I'm just calling Poe right now.
Vine Deloria taught at the University of Colorado, was president of the Nation Council of American Indians two or three terms, and remains the best known of all American Indian authors. Several of his books, particularly his "Custer DFied for your Sins", are standard university texts on Indian Affairs.
His "Red Earth, White Lies" is generally meant as a refutation to the "Overkill" and/or "Blitzkrieg Overkill" theories which blame Indian ancestors for the North American megafauna dieouts which occurred some 10K - 12K years ago. One chapter, however, deals with dinosaurs in Amerind oral traditions and iconography and petroglyphs, particularly the stegosaur which Indians called "Mishi-pishu" (water panther). Oral traditions describe the water panther as having a saw-blade back, a cat-like face, reddish fur, and a "great spiked tail" which he used as a weapon, i.e. as a stegosaur.

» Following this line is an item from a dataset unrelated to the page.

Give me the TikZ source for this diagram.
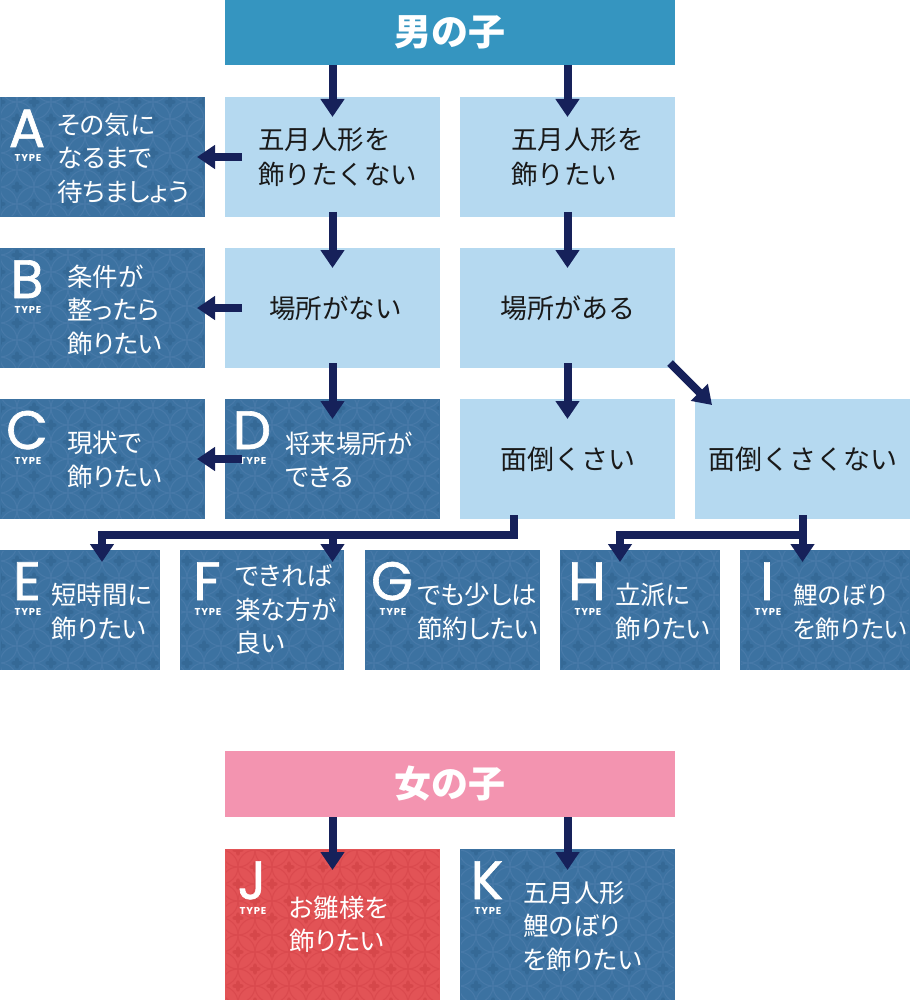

Those kinds of glyphs were common when Europeans first got to North America and, in fact, Lewis and Clark noted that their Indian guides were in mortal terror at the sight of them since the original meaning was "
Caution, one of these things LIVES here".
The glyph at Ogawa Rock is the only one left which is fairly representational, others remain which are more like stick figures but even those show the dorsal spikes. The Agawa Rock glyph also has horns which stegosaurs lacked, but those were simply added at a much later date by an artist who figured an animal that size needed them. Indians were in the habit of touching those glyphs up ever few years.
Deloria described the idea of dinosaurs dying out 65M years ago as a kind of a white man's fairy tale.